I met Lockwood last week at the Surfing Heritage Foundation's headquarters in San Clemente, amid a stunning collection of vintage surfboards, the oldest of which are massive planks of redwood and pine. I was there to discover things I didn't know about a rich and colorful culture created right here in California.

But I also learned something else: about the kind of work and dedication it takes to keep memories alive.

The Surfing Heritage Foundation is reaching out across the surfing world with a loud call: Send us your oral histories, your tales of beach campfires and "board shaping." They've even created an oral history manual, with some how-to tips on conducting interviews for posterity.

"It's the people we don't know that we're looking for," said Paul Holmes, a former editor of Surfer magazine and one of the leaders of the effort.

In four years of work, they've interviewed more than 100 men and women and have some great finds. Last year, their volunteer historians sat down with Tulie Clark and Fenton Scholes, who told them how the Palos Verdes Surfing Club was founded in the 1930s.

Back then, the boards were 11-foot-long behemoths that were 4 inches thick. Surfing culture was so new it seemed all the surfers in town knew one another.

"When we surfed, everyone who went for the wave got it," Scholes said. "There wasn't any 'This is my wave' stuff. Everybody rode together, four or five guys on a wave. If some guy was next to you, you pulled his board in. You didn't pull him out."

Surfing's roots are in Polynesia, but the sport and lifestyle of modern surfing were born right here in Southern California, during an especially affluent and hopeful time in our history. In the 1950s and '60s, good waves combined with local technology — the advent of plastic foam, especially — and the attention of the movie industry to make surfing a global phenomenon.

From the beginning, surfing attracted a certain kind of rebel unique to California.
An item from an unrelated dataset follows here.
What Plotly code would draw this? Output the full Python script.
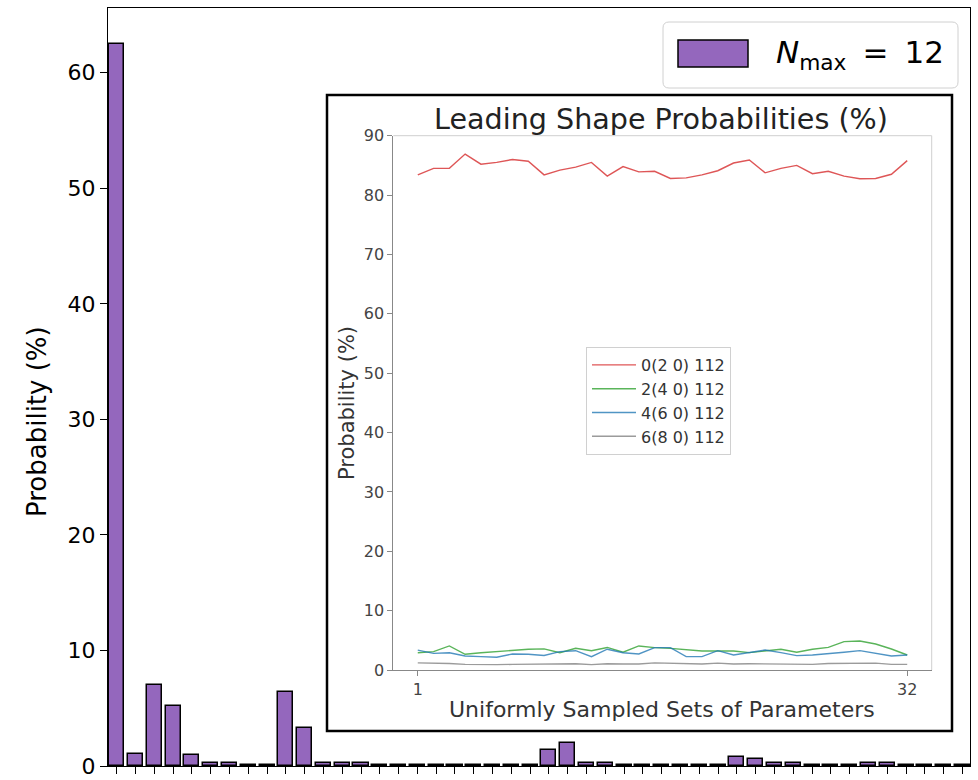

Exhibit A could be the late Dale Velzy, who in his final days told his story to Holmes. "He was a surfer, a biker, a hot-rodder, a cowboy and a surf industry pioneer — all at once," said Holmes, the author of the biography "Dale Velzy is Hawk."

Because they tend to be outsiders, a lot of surfers never thought of what they were doing as history. The surfing media didn't get started until 1960, and everything we know about surfing before then begins with a spoken tale.

E.J. Oshier, who pioneered surfing in San Onofre and a beachside music scene called "The Bamboo Room Philharmonic," shared some of those stories with the oral history project in 2007.

He remembered throwing a sleeping bag into his old Plymouth in 1941 and heading for the waves in Santa Cruz.

"It was a bright, sunny Sunday morning," Oshier told an interviewer about a week before he died. "Heaven was close by." And then some "rotten" guy standing by the cliffs yelled out something about the Japanese bombing Pearl Harbor. Oshier paddled back in and went off to war. "I never surfed Santa Cruz again."

The Surfing Heritage Foundation is sending letters and its oral history guide to surfing clubs across the U.S. and beyond. They're dreaming of the day when their mailbox fills with surfing stories recorded by aficionados near and far.

It's an effort that should be emulated by many other groups in Southern California. This metropolis by the sea is, after all, a place where many different subcultures have first appeared and thrived. Immigrants, artists and entrepreneurs have written epic California tales with their ambition and their hunger for the new.

As someone who interviews people for a living, I can tell you with certainty: You never know what you'll learn when you sit down with someone and start asking questions.

Jed Justeson, a filmmaker and non-surfer, has interviewed about 20 people for the Surfing Heritage project. He's learned that "most of surfing is waiting in the water" and that "a lot of the camaraderie comes from that waiting." He's come to appreciate the great patience and love of nature most surfers share.

"They all have something to teach you if you take the time to listen," he said.